Cuando jueces y abogados han de aplicar la norma, no la abordan ya con un fin especulativo que actúa sobre los componentes abstractos del precepto (el arrendatario, el deudor, el que mata a otro) sino que han de enfrentarse a hechos concretos acontecidos en la vida, en un tiempo histórico determinado, con personas y en circunstancias muy definidas, singulares, únicas.

Jueces y abogados se verán no pocas veces frente a conflictos donde no entrará en juego la norma desnuda, sino también principios y valores en colisión -compleja y dramática a veces- que aquellos han de ponderar y con los que han de argumentar. No ha de extrañarnos, pues, que se haya dicho que los jueces debían tener familiaridad con la literatura filosófica, la economía y la historia constitucional (Rawls).

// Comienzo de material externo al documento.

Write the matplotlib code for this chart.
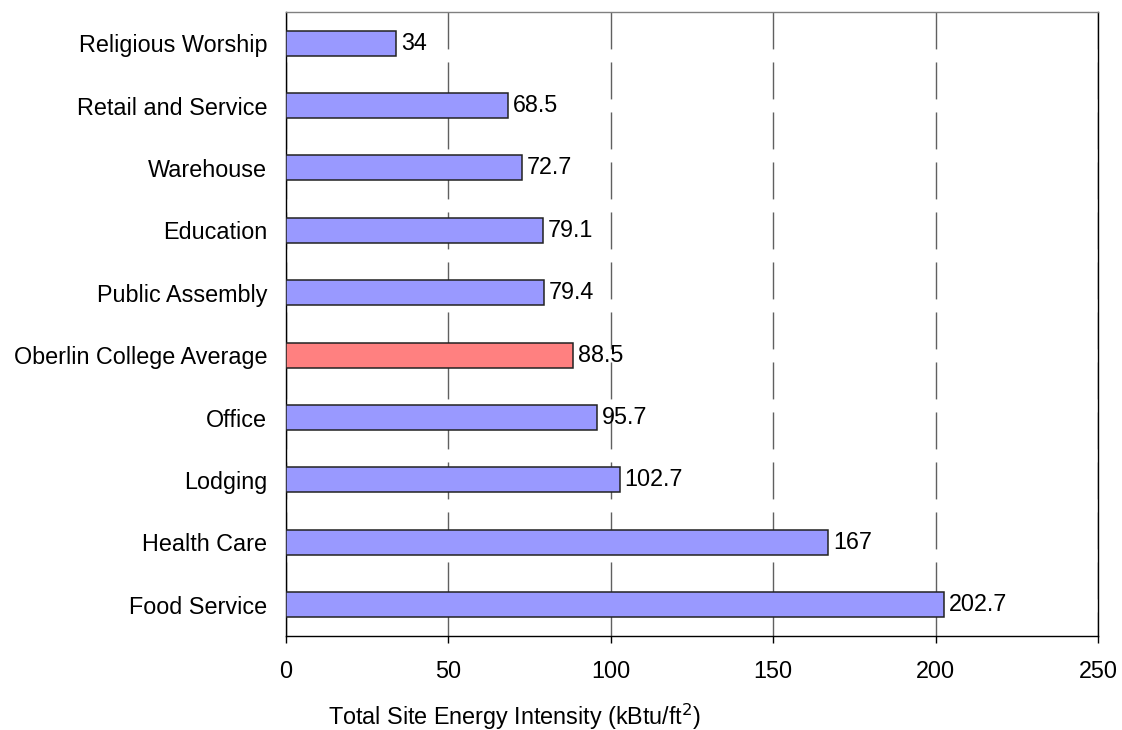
import matplotlib
matplotlib.use("Agg")
import matplotlib.pyplot as plt

plt.rcParams['font.family'] = ['Liberation Sans', 'DejaVu Sans']

# energy intensity by building type, bottom to top
categories = ["Food Service", "Health Care", "Lodging", "Office",
              "Oberlin College Average", "Public Assembly", "Education",
              "Warehouse", "Retail and Service", "Religious Worship"]
intensity = [202.7, 167, 102.7, 95.7, 88.5, 79.4, 79.1, 72.7, 68.5, 34]
value_labels = ["202.7", "167", "102.7", "95.7", "88.5", "79.4", "79.1",
                "72.7", "68.5", "34"]
highlight = "Oberlin College Average"

fig = plt.figure(figsize=(11.22, 7.3), dpi=100)
ax = fig.add_axes([0.2549, 0.1288, 0.7237, 0.8548])

colors = ['#FF8080' if c == highlight else '#9999FF' for c in categories]
ypos = list(range(len(categories)))
bars = ax.barh(ypos, intensity, height=0.4, color=colors,
               edgecolor='#222222', linewidth=1.1, zorder=3)

for b, lab in zip(bars, value_labels):
    ax.annotate(lab, (b.get_width(), b.get_y() + b.get_height() / 2),
                xytext=(3.5, 0), textcoords='offset points',
                ha='left', va='center', fontsize=16.8, zorder=4)

ax.set_xlim(0, 250)
ax.set_ylim(-0.5, len(categories) - 0.5)
ax.set_xticks([0, 50, 100, 150, 200, 250])
ax.set_yticks(ypos)
ax.set_yticklabels(categories)

ax.tick_params(axis='y', length=0, pad=13.5, labelsize=16.8)
ax.tick_params(axis='x', direction='out', length=5, width=1, pad=12.6,
               labelsize=16.8, colors='black')

# long dashes, phased so a dash starts at the top edge
ax.xaxis.grid(True, color='#606060', linewidth=1,
              linestyle=(9.3, (26.6, 9.4)), zorder=0)
ax.set_axisbelow(True)

for side in ['left', 'bottom', 'right']:
    ax.spines[side].set_color('black')
    ax.spines[side].set_linewidth(1)
ax.spines['top'].set_color('#808080')
ax.spines['top'].set_linewidth(1)

ax.set_xlabel("Total Site Energy Intensity (kBtu/ft$^2$)", fontsize=16.8,
              va='baseline')
ax.xaxis.set_label_coords(0.282, -0.1426)

fig.savefig("out.png", dpi=100)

Lo anterior algo tiene que ver con la vieja formulación de Archibald MacLeish cuando describía la personalidad del ejemplar y creativo juez Holmes: "Era un hombre de mundo a la vez que un buen filósofo e incidentalmente un jurista. El resultado nos da un juez muy bueno." O sea, experiencia de la vida, capacidad de raciocinio y buen sentido, y por añadidura siempre será interesante que además sepa derecho. Esas serían, pues, las cualidades que hacen al buen juez.

Es cierto que el retrato corresponde al modelo de juez anglosajón, no al continental europeo, pero no estaría de más que algo de aquel se nos pegase. Lo tenemos difícil a la vista de las carencias y omisiones en los planes de estudio de las Facultades de Derecho o de la concepción de una carrera judicial impregnada del modelo napoleónico de juez-funcionario, luego cultivado, incentivado e inoculado de rancio espíritu burocrático por obra y desgracia de un desacreditado Consejo General del Poder Judicial.